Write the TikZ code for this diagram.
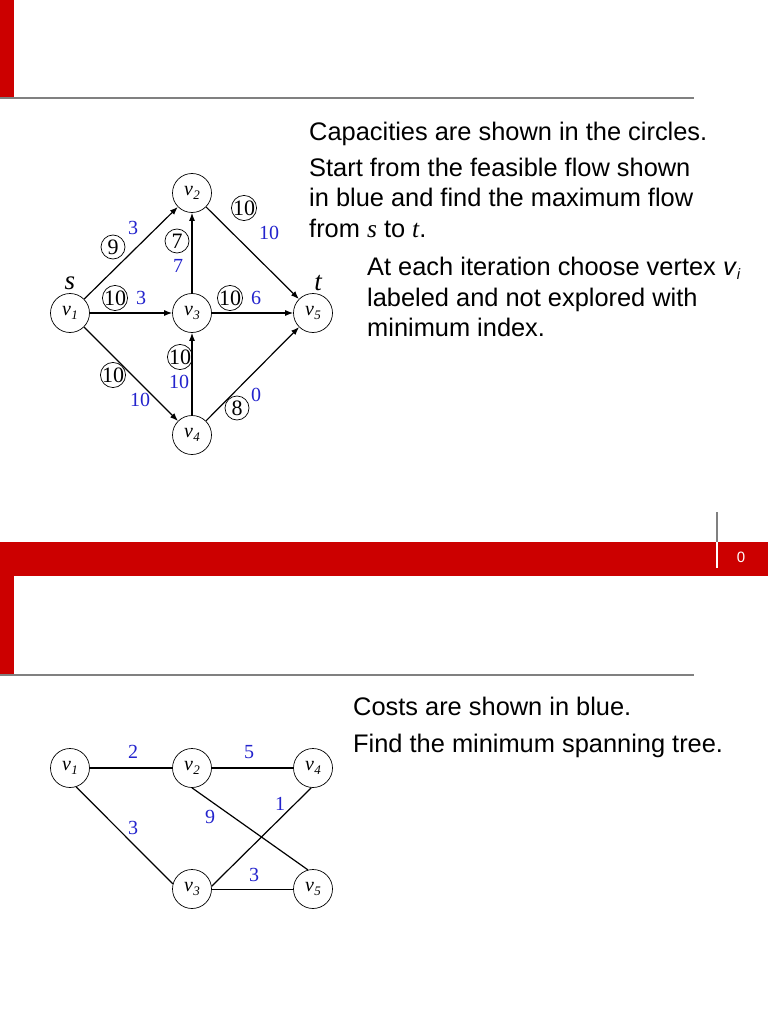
\documentclass[tikz,border=0pt]{standalone}
\usepackage{fontspec}
\setmainfont{Liberation Sans}
\newfontfamily\tms{Liberation Serif}
\usetikzlibrary{arrows.meta}
\definecolor{slidered}{RGB}{204,0,0}
\definecolor{rulegrey}{RGB}{128,128,128}
\definecolor{flowblue}{RGB}{35,35,205}
\newcommand{\vlab}[1]{{\tms\fontsize{20}{20}\selectfont\itshape v\kern0.5pt\raisebox{-4pt}{\fontsize{13}{13}\selectfont #1}}}
\begin{document}
\begin{tikzpicture}[x=1pt,y=-1pt,
  vert/.style={circle,draw,line width=0.7pt,minimum size=39pt,inner sep=0pt},
  capcirc/.style={circle,draw,line width=0.7pt,minimum size=24pt,inner sep=-0.5pt,font=\tms\fontsize{22}{22}\selectfont},
  flowlab/.style={text=flowblue,inner sep=0pt,font=\tms\fontsize{20}{20}\selectfont},
  arcline/.style={line width=1.2pt,-{Latex[length=8pt,width=6pt]}},
  edgeline/.style={line width=1.2pt},
  bodytext/.style={anchor=base west,inner sep=0pt,font=\fontsize{25.4}{30}\selectfont},
  termlab/.style={inner sep=0pt,font=\tms\itshape\fontsize{27}{27}\selectfont},
]
\useasboundingbox (0,0) rectangle (768,1024);
\fill[white] (0,0) rectangle (768,1024);
% slide decorations
\fill[slidered] (0,0) rectangle (14,98);
\draw[rulegrey,line width=2pt] (0,98.5) -- (694,98.5);
\fill[slidered] (0,542) rectangle (768,576);
\fill[slidered] (0,576) rectangle (14,674);
\draw[rulegrey,line width=2pt] (0,674.5) -- (694,674.5);
\draw[rulegrey,line width=2pt] (716.5,512) -- (716.5,542);
\draw[white,line width=2pt] (716.5,542) -- (716.5,568);
\node[text=white,inner sep=0pt,font=\fontsize{15}{15}\selectfont] (pg) at (741,557) {0};

% ---- top graph ----
\node[vert] (a1) at (70,313) {\vlab{1}};
\node[vert] (a2) at (192,193) {\vlab{2}};
\node[vert] (a3) at (192,313) {\vlab{3}};
\node[vert] (a4) at (192,435) {\vlab{4}};
\node[vert] (a5) at (313,313) {\vlab{5}};
\node[termlab] (s) at (70,283) {s};
\node[termlab] (t) at (318,283) {t};

\draw[arcline] (a1) -- (a2);
\draw[arcline] (a2) -- (a5);
\draw[arcline] (a1) -- (a3);
\draw[arcline] (a3) -- (a5);
\draw[arcline] (a3) -- (a2);
\draw[arcline] (a4) -- (a3);
\draw[arcline] (a1) -- (a4);
\draw[arcline] (a4) -- (a5);

\node[capcirc] (c12) at (113,247) {9};
\node[flowlab] (f12) at (133,228) {3};
\node[capcirc] (c25) at (244,208) {10};
\node[flowlab] (f25) at (269,233) {10};
\node[capcirc] (c32) at (177,241) {7};
\node[flowlab] (f32) at (178,266) {7};
\node[capcirc] (c13) at (115,298) {10};
\node[flowlab] (f13) at (141,298) {3};
\node[capcirc] (c35) at (230,298) {10};
\node[flowlab] (f35) at (256,298) {6};
\node[capcirc] (c43) at (180,357) {10};
\node[flowlab] (f43) at (179,382) {10};
\node[capcirc] (c14) at (113,375) {10};
\node[flowlab] (f14) at (140,400) {10};
\node[capcirc] (c45) at (237,408) {8};
\node[flowlab] (f45) at (256,395) {0};

% ---- top text ----
\node[bodytext] (p1) at (309,141) {Capacities are shown in the circles.};
\node[bodytext] (p2) at (309,177) {Start from the feasible flow shown};
\node[bodytext] (p3) at (309,207) {in blue and find the maximum flow};
\node[bodytext] (p4) at (309,237) {from {\tms\itshape s} to {\tms\itshape t}.};
\node[bodytext] (q1) at (367,275) {At each iteration choose vertex \textit{v}\raisebox{-4pt}{\fontsize{15}{15}\selectfont\textit{i}}};
\node[bodytext] (q2) at (367,306) {labeled and not explored with};
\node[bodytext] (q3) at (367,336) {minimum index.};

% ---- bottom graph ----
\node[vert] (b1) at (70,768) {\vlab{1}};
\node[vert] (b2) at (192,768) {\vlab{2}};
\node[vert] (b4) at (313,768) {\vlab{4}};
\node[vert] (b3) at (192,889) {\vlab{3}};
\node[vert] (b5) at (313,889) {\vlab{5}};

\draw[edgeline] (b1) -- (b2);
\draw[edgeline] (b2) -- (b4);
\draw[edgeline] (b1.-72) -- (b3.165);
\draw[edgeline] (b2.-90) -- (b5.105);
\draw[edgeline] (b3.8) -- (b4.-95);
\draw[line width=0.8pt] (b3) -- (b5);

\node[flowlab] (w12) at (133,752) {2};
\node[flowlab] (w24) at (249,752) {5};
\node[flowlab] (w13) at (133,828) {3};
\node[flowlab] (w25) at (210,817) {9};
\node[flowlab] (w34) at (280,804) {1};
\node[flowlab] (w35) at (254,875) {3};

% ---- bottom text ----
\node[bodytext] (r1) at (353,715) {Costs are shown in blue.};
\node[bodytext] (r2) at (353,752) {Find the minimum spanning tree.};
\end{tikzpicture}
\end{document}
● ● ● ● ● ● ●
- Do this
Make an exact copy of the listing above. Do not include the pictures.

- The answer
Write the TikZ code for this diagram.
\documentclass[tikz,border=0pt]{standalone}
\usepackage{fontspec}
\setmainfont{Liberation Sans}
\newfontfamily\tms{Liberation Serif}
\usetikzlibrary{arrows.meta}
\definecolor{slidered}{RGB}{204,0,0}
\definecolor{rulegrey}{RGB}{128,128,128}
\definecolor{flowblue}{RGB}{35,35,205}
\newcommand{\vlab}[1]{{\tms\fontsize{20}{20}\selectfont\itshape v\kern0.5pt\raisebox{-4pt}{\fontsize{13}{13}\selectfont #1}}}
\begin{document}
\begin{tikzpicture}[x=1pt,y=-1pt,
  vert/.style={circle,draw,line width=0.7pt,minimum size=39pt,inner sep=0pt},
  capcirc/.style={circle,draw,line width=0.7pt,minimum size=24pt,inner sep=-0.5pt,font=\tms\fontsize{22}{22}\selectfont},
  flowlab/.style={text=flowblue,inner sep=0pt,font=\tms\fontsize{20}{20}\selectfont},
  arcline/.style={line width=1.2pt,-{Latex[length=8pt,width=6pt]}},
  edgeline/.style={line width=1.2pt},
  bodytext/.style={anchor=base west,inner sep=0pt,font=\fontsize{25.4}{30}\selectfont},
  termlab/.style={inner sep=0pt,font=\tms\itshape\fontsize{27}{27}\selectfont},
]
\useasboundingbox (0,0) rectangle (768,1024);
\fill[white] (0,0) rectangle (768,1024);
% slide decorations
\fill[slidered] (0,0) rectangle (14,98);
\draw[rulegrey,line width=2pt] (0,98.5) -- (694,98.5);
\fill[slidered] (0,542) rectangle (768,576);
\fill[slidered] (0,576) rectangle (14,674);
\draw[rulegrey,line width=2pt] (0,674.5) -- (694,674.5);
\draw[rulegrey,line width=2pt] (716.5,512) -- (716.5,542);
\draw[white,line width=2pt] (716.5,542) -- (716.5,568);
\node[text=white,inner sep=0pt,font=\fontsize{15}{15}\selectfont] (pg) at (741,557) {0};

% ---- top graph ----
\node[vert] (a1) at (70,313) {\vlab{1}};
\node[vert] (a2) at (192,193) {\vlab{2}};
\node[vert] (a3) at (192,313) {\vlab{3}};
\node[vert] (a4) at (192,435) {\vlab{4}};
\node[vert] (a5) at (313,313) {\vlab{5}};
\node[termlab] (s) at (70,283) {s};
\node[termlab] (t) at (318,283) {t};

\draw[arcline] (a1) -- (a2);
\draw[arcline] (a2) -- (a5);
\draw[arcline] (a1) -- (a3);
\draw[arcline] (a3) -- (a5);
\draw[arcline] (a3) -- (a2);
\draw[arcline] (a4) -- (a3);
\draw[arcline] (a1) -- (a4);
\draw[arcline] (a4) -- (a5);

\node[capcirc] (c12) at (113,247) {9};
\node[flowlab] (f12) at (133,228) {3};
\node[capcirc] (c25) at (244,208) {10};
\node[flowlab] (f25) at (269,233) {10};
\node[capcirc] (c32) at (177,241) {7};
\node[flowlab] (f32) at (178,266) {7};
\node[capcirc] (c13) at (115,298) {10};
\node[flowlab] (f13) at (141,298) {3};
\node[capcirc] (c35) at (230,298) {10};
\node[flowlab] (f35) at (256,298) {6};
\node[capcirc] (c43) at (180,357) {10};
\node[flowlab] (f43) at (179,382) {10};
\node[capcirc] (c14) at (113,375) {10};
\node[flowlab] (f14) at (140,400) {10};
\node[capcirc] (c45) at (237,408) {8};
\node[flowlab] (f45) at (256,395) {0};

% ---- top text ----
\node[bodytext] (p1) at (309,141) {Capacities are shown in the circles.};
\node[bodytext] (p2) at (309,177) {Start from the feasible flow shown};
\node[bodytext] (p3) at (309,207) {in blue and find the maximum flow};
\node[bodytext] (p4) at (309,237) {from {\tms\itshape s} to {\tms\itshape t}.};
\node[bodytext] (q1) at (367,275) {At each iteration choose vertex \textit{v}\raisebox{-4pt}{\fontsize{15}{15}\selectfont\textit{i}}};
\node[bodytext] (q2) at (367,306) {labeled and not explored with};
\node[bodytext] (q3) at (367,336) {minimum index.};

% ---- bottom graph ----
\node[vert] (b1) at (70,768) {\vlab{1}};
\node[vert] (b2) at (192,768) {\vlab{2}};
\node[vert] (b4) at (313,768) {\vlab{4}};
\node[vert] (b3) at (192,889) {\vlab{3}};
\node[vert] (b5) at (313,889) {\vlab{5}};

\draw[edgeline] (b1) -- (b2);
\draw[edgeline] (b2) -- (b4);
\draw[edgeline] (b1.-72) -- (b3.165);
\draw[edgeline] (b2.-90) -- (b5.105);
\draw[edgeline] (b3.8) -- (b4.-95);
\draw[line width=0.8pt] (b3) -- (b5);

\node[flowlab] (w12) at (133,752) {2};
\node[flowlab] (w24) at (249,752) {5};
\node[flowlab] (w13) at (133,828) {3};
\node[flowlab] (w25) at (210,817) {9};
\node[flowlab] (w34) at (280,804) {1};
\node[flowlab] (w35) at (254,875) {3};

% ---- bottom text ----
\node[bodytext] (r1) at (353,715) {Costs are shown in blue.};
\node[bodytext] (r2) at (353,752) {Find the minimum spanning tree.};
\end{tikzpicture}
\end{document}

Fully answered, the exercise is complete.